[Raw records]
================================
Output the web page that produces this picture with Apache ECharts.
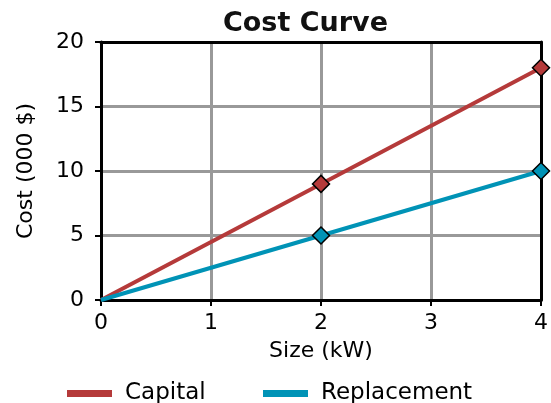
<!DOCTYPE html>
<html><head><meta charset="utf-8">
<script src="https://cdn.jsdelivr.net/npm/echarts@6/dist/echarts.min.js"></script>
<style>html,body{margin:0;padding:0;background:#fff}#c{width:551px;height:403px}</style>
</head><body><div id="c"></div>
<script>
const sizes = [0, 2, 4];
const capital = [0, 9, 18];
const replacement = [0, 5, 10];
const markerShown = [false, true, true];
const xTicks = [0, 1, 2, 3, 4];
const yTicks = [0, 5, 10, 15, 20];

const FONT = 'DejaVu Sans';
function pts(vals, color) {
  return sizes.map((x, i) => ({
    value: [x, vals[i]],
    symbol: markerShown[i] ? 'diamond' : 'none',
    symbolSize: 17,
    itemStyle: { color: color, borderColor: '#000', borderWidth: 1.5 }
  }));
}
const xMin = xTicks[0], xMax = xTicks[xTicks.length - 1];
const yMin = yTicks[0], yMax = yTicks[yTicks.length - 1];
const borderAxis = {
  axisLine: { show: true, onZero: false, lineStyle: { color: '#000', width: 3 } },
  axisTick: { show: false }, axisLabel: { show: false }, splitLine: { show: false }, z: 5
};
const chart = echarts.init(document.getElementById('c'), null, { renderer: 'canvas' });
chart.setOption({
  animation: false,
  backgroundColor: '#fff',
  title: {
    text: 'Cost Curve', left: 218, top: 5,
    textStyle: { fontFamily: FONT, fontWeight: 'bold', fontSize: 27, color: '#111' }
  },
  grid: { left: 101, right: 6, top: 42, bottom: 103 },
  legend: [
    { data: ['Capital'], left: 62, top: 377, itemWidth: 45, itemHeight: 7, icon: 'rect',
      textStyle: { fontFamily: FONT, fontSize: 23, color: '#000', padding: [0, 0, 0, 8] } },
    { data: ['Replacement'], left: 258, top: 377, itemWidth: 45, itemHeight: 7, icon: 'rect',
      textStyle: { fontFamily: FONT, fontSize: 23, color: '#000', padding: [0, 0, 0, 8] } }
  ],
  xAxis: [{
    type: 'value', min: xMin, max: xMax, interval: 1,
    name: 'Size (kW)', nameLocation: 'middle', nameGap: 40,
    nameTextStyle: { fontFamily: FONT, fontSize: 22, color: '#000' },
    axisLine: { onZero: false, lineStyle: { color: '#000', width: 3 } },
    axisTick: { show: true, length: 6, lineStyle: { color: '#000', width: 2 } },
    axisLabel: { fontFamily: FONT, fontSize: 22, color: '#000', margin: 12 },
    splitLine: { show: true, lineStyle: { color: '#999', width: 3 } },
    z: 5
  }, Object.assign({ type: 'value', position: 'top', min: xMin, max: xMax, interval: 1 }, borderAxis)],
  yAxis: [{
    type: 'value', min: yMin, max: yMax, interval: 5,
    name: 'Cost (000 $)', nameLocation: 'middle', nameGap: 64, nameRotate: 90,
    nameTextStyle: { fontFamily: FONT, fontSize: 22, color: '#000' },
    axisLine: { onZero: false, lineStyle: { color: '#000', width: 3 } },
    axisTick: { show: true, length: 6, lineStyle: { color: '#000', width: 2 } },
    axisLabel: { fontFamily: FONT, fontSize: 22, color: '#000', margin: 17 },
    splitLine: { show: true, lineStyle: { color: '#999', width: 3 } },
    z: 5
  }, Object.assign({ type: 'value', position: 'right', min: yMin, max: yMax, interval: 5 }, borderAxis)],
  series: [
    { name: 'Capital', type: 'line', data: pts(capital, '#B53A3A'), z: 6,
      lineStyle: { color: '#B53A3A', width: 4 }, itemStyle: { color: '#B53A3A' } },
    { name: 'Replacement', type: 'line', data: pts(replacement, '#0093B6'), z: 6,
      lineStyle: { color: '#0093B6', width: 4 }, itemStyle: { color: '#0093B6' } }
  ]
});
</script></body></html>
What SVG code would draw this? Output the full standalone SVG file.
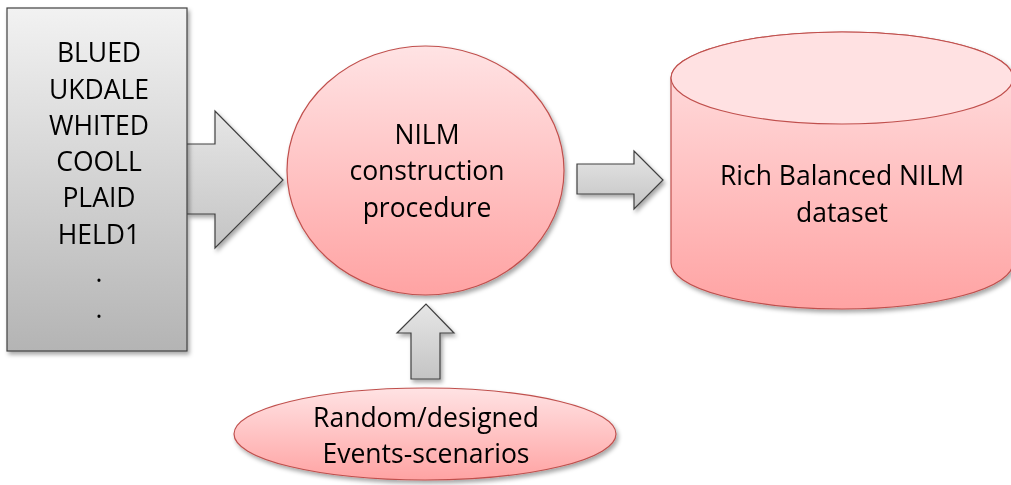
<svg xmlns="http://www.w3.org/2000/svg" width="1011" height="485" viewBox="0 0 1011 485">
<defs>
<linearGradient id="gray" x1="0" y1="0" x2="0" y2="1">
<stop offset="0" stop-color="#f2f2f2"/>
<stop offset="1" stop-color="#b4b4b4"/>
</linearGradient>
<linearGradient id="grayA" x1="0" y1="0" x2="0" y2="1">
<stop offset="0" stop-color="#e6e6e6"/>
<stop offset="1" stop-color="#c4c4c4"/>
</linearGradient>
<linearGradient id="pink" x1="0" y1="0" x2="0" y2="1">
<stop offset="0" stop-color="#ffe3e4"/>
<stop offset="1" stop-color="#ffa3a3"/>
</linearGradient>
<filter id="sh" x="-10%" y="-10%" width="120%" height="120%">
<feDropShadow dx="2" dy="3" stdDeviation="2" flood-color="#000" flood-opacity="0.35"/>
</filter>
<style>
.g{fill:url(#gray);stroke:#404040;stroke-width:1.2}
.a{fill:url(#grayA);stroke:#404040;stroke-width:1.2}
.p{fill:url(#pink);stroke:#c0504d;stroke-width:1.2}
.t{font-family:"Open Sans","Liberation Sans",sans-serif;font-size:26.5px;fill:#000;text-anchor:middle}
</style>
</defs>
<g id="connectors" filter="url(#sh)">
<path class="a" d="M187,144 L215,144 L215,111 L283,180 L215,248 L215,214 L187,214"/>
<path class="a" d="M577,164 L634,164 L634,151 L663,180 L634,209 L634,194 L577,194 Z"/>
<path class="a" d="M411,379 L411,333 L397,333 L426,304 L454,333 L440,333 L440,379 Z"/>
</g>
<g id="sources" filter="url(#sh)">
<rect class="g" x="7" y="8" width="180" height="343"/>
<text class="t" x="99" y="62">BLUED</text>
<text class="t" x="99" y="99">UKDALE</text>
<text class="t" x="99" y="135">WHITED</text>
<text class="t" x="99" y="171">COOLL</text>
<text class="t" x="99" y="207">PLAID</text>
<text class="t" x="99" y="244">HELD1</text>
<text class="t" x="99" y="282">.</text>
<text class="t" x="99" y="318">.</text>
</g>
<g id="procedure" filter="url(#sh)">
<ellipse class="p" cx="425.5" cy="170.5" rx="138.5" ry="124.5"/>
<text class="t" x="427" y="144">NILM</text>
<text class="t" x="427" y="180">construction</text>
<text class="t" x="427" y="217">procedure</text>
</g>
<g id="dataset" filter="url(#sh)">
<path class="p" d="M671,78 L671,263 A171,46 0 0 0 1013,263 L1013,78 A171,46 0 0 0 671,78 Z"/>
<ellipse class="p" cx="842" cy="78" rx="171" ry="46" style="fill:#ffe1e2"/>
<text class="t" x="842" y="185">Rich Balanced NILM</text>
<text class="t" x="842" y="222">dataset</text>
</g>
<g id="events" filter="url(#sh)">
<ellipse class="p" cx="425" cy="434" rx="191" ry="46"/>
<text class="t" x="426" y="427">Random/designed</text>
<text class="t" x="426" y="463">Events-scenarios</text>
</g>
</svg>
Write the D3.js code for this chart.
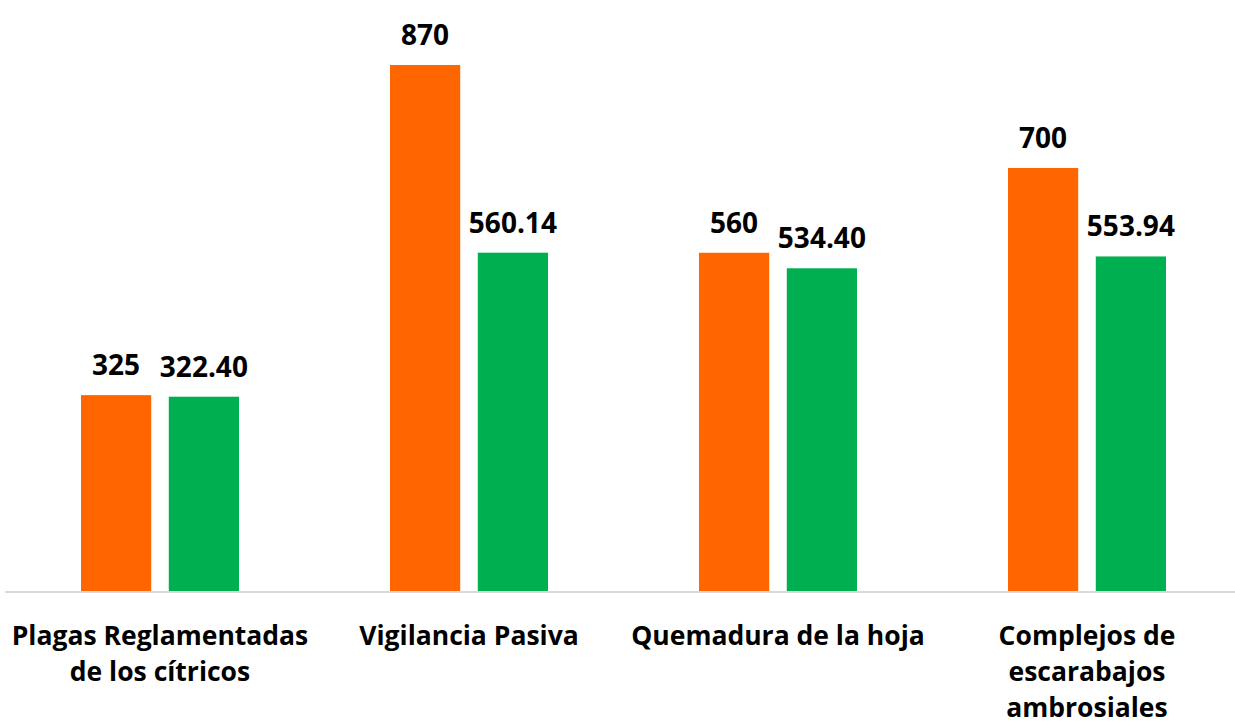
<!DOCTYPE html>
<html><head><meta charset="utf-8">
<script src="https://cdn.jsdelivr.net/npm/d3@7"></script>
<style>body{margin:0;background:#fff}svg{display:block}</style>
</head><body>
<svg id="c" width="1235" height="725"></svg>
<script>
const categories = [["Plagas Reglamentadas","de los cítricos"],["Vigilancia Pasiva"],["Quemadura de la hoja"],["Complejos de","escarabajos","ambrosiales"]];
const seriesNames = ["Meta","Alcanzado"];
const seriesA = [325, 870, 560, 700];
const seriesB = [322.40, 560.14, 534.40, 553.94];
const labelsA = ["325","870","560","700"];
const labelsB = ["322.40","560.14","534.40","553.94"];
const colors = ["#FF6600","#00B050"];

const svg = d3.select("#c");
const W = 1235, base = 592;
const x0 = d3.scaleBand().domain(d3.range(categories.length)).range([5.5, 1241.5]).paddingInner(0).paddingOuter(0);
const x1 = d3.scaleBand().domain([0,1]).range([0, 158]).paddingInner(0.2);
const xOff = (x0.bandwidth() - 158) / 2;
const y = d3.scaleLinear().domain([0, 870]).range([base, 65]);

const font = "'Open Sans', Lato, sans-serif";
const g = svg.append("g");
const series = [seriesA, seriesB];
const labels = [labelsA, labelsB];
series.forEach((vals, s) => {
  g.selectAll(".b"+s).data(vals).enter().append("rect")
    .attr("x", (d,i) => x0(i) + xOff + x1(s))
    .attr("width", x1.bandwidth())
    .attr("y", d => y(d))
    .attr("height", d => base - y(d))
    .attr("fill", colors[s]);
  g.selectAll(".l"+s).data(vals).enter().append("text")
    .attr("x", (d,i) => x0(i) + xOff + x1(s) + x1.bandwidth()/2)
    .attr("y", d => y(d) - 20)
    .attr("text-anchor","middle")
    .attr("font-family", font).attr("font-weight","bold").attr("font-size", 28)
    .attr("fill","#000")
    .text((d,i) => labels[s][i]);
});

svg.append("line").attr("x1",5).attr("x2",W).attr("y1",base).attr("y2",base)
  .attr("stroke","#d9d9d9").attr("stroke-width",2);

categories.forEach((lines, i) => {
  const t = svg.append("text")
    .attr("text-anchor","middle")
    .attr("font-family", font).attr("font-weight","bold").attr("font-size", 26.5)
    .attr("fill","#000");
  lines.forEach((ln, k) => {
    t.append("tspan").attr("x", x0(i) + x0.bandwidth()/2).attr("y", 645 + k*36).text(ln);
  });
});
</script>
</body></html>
================================
Starting at the top of the listing above, reproduce each line up to and including the one with "const yTicks = [0, 5, 10, 15, 20];"; omit the pictures.

Output the web page that produces this picture with Apache ECharts.
<!DOCTYPE html>
<html><head><meta charset="utf-8">
<script src="https://cdn.jsdelivr.net/npm/echarts@6/dist/echarts.min.js"></script>
<style>html,body{margin:0;padding:0;background:#fff}#c{width:551px;height:403px}</style>
</head><body><div id="c"></div>
<script>
const sizes = [0, 2, 4];
const capital = [0, 9, 18];
const replacement = [0, 5, 10];
const markerShown = [false, true, true];
const xTicks = [0, 1, 2, 3, 4];
const yTicks = [0, 5, 10, 15, 20];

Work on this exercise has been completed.